Nei concerti la suonate come bis, tenendo il pubblico appeso alla corda.
«Ho provato, a volte, a metterla all'inizio, ma non funziona. La gente a quel punto non vuole altro, pensa che la serata sia finita. Invece facciamo altre canzoni interessanti perché in questi 50 anni abbiamo fatto molte altre cose. L'anno scorso è uscito un album, Novum, il primo dopo 14 anni, suonato con lo stesso tipo di formazione più coro e orchestra e seguendo i criteri di sempre: buona musica, buoni testi. È il segreto per non andare mai fuori moda come è successo a A Whiter Shade of Pale».

Della canzone sono state fatte 800 edizioni, eppure il vostro cosmico successo è passato fra alti e bassi, vai e vieni di musicisti, declino. Ora c'è l'inevitabile revival.
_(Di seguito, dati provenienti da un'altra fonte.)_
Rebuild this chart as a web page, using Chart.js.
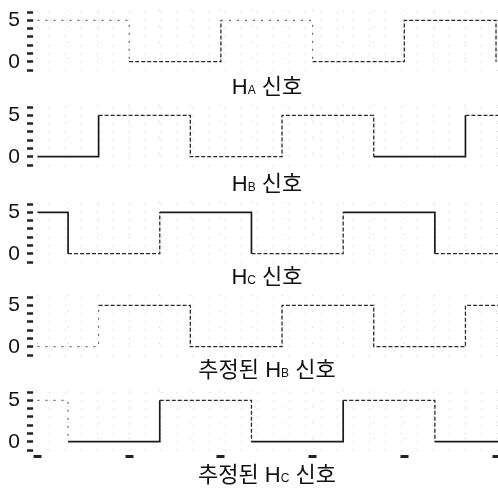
<!DOCTYPE html>
<html><head><meta charset="utf-8">
<script src="https://cdn.jsdelivr.net/npm/chart.js@4.4.1/dist/chart.umd.min.js"></script>
<style>
html,body{margin:0;padding:0;background:#fff;width:498px;height:491px;overflow:hidden;position:relative}
canvas{position:absolute;left:0}
.ttl{position:absolute;left:0;width:534px;text-align:center;font-family:"Liberation Sans","Noto Sans CJK KR",sans-serif;font-size:22px;line-height:22px;color:#111;white-space:nowrap;z-index:5}
.ttl .s{font-size:12px}
</style></head><body>
<canvas id="c0" width="498" height="88"></canvas>
<canvas id="c1" width="498" height="88"></canvas>
<canvas id="c2" width="498" height="88"></canvas>
<canvas id="c3" width="498" height="88"></canvas>
<canvas id="c4" width="498" height="88"></canvas>
<div class="ttl" id="t0"></div>
<div class="ttl" id="t1"></div>
<div class="ttl" id="t2"></div>
<div class="ttl" id="t3"></div>
<div class="ttl" id="t4"></div>
<script>
// ---- data (time in commutation steps, level in volts) ----
const haTimes = [0, 3, 6, 9, 12, 15];
const haLevels = [5, 0, 5, 0, 5, 0];
const hbTimes = [0, 2, 5, 8, 11, 14, 15.1];
const hbLevels = [0, 5, 0, 5, 0, 5, 5];
const hcTimes = [0, 1, 4, 7, 10, 13, 15.1];
const hcLevels = [5, 0, 5, 0, 5, 0, 0];
const estHbTimes = [0, 2, 5, 8, 11, 14, 15.1];
const estHbLevels = [0, 5, 0, 5, 0, 5, 5];
const estHcTimes = [0, 1, 4, 7, 10, 13, 15.1];
const estHcLevels = [5, 0, 5, 0, 5, 0, 0];
const yTickValues = [-1, 0, 1, 2, 3, 4, 5, 6];
const yLabelValues = [0, 5];
const xGridValues = [0,1,2,3,4,5,6,7,8,9,10,11,12,13,14,15];
const xMarkValues = [0, 3, 6, 9, 12, 15];
const titleMain = ['H', 'H', 'H', '추정된 H', '추정된 H'];
const titleSub = ['A', 'B', 'C', 'B', 'C'];
const titleTail = ' 신호';

// ---- styles ----
const STY = {
  solid: {dash: [], color: '#1a1a1a', width: 1.7},
  dash:  {dash: [4, 2], color: '#2a2a2a', width: 1.3},
  faint: {dash: [2, 6], color: '#666', width: 1.2}
};
const panels = [
  {t: haTimes, v: haLevels, seg: ['faint','dash','faint','dash','dash'], top: -4},
  {t: hbTimes, v: hbLevels, seg: ['solid','dash','dash','dash','solid','dash'], top: 91},
  {t: hcTimes, v: hcLevels, seg: ['solid','dash','solid','dash','solid','dash'], top: 188},
  {t: estHbTimes, v: estHbLevels, seg: ['faint','dash','dash','dash','dash','dash'], top: 281},
  {t: estHcTimes, v: estHcLevels, seg: ['faint','solid','dash','solid','dash','solid'], top: 376}
];
const titleTops = [76, 173, 266, 359, 464];
const xMin = -0.147, xMax = 15.065;

function noPad(s) { s.paddingTop = 0; s.paddingBottom = 0; s.paddingLeft = 0; s.paddingRight = 0; }

panels.forEach((p, i) => {
  const cv = document.getElementById('c' + i);
  cv.style.top = p.top + 'px';
  const last = i === panels.length - 1;
  new Chart(cv, {
    type: 'line',
    data: {datasets: [{
      data: p.t.map((t, k) => ({x: t, y: p.v[k]})),
      stepped: true, pointRadius: 0, fill: false,
      borderColor: '#222', borderWidth: 1.3,
      segment: {
        borderDash: c => STY[p.seg[c.p0DataIndex]].dash,
        borderColor: c => STY[p.seg[c.p0DataIndex]].color,
        borderWidth: c => STY[p.seg[c.p0DataIndex]].width
      }
    }]},
    options: {
      responsive: false, animation: false, events: [],
      plugins: {legend: {display: false}, tooltip: {enabled: false}},
      layout: {padding: {top: 14, bottom: 14, left: 0, right: 0}},
      scales: {
        x: {
          type: 'linear', min: xMin, max: xMax,
          afterBuildTicks: s => { s.ticks = xGridValues.map(v => ({value: v})); },
          afterFit: s => { s.height = 0; noPad(s); },
          ticks: {display: false, autoSkip: false},
          border: {display: false, dash: [1, 15]},
          grid: {
            color: '#d2d2d2', lineWidth: 1, drawTicks: last,
            tickLength: 8, tickWidth: 8,
            tickColor: c => xMarkValues.includes(c.tick.value) ? '#222' : 'rgba(0,0,0,0)',
            tickBorderDash: [0, 5, 3, 100]
          }
        },
        y: {
          min: -1, max: 6.25,
          afterBuildTicks: s => { s.ticks = yTickValues.map(v => ({value: v})); },
          afterFit: s => { s.width = 33; noPad(s); },
          ticks: {
            autoSkip: false,
            callback: v => yLabelValues.includes(v) ? String(v) : '',
            font: {family: 'Liberation Sans', size: 21}, color: '#111', padding: 7
          },
          border: {display: false, dash: [1, 15]},
          grid: {color: '#d6d6d6', lineWidth: 1, tickLength: 6, tickWidth: 2.5, tickColor: '#222'}
        }
      }
    }
  });
  const t = document.getElementById('t' + i);
  t.style.top = titleTops[i] + 'px';
  t.innerHTML = titleMain[i] + '<span class="s">' + titleSub[i] + '</span>' + titleTail;
});
</script>
</body></html>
«A Whiter Shade of Pale, però, non è mai passata di moda. Quanto alla band andremo in tour da settembre. È un ritorno dopo una serie di incidenti. Sei anni fa sono caduto da una catasta di legna e mi sono rotto cinque costole. Poi ho subito la frattura del cranio e, qualche tempo fa, sono scivolato durante un concerto ferendomi mano e naso. Adesso, però, sto bene. Salire sul palco e cantare le canzoni dei Procol Harum mi fa felice. Del resto è quello che faccio dal 1967».

La band farà tre date in Italia: a Milano il 6 ottobre, a Pordenone il 7 e a Roma, all'Auditorum, il 9.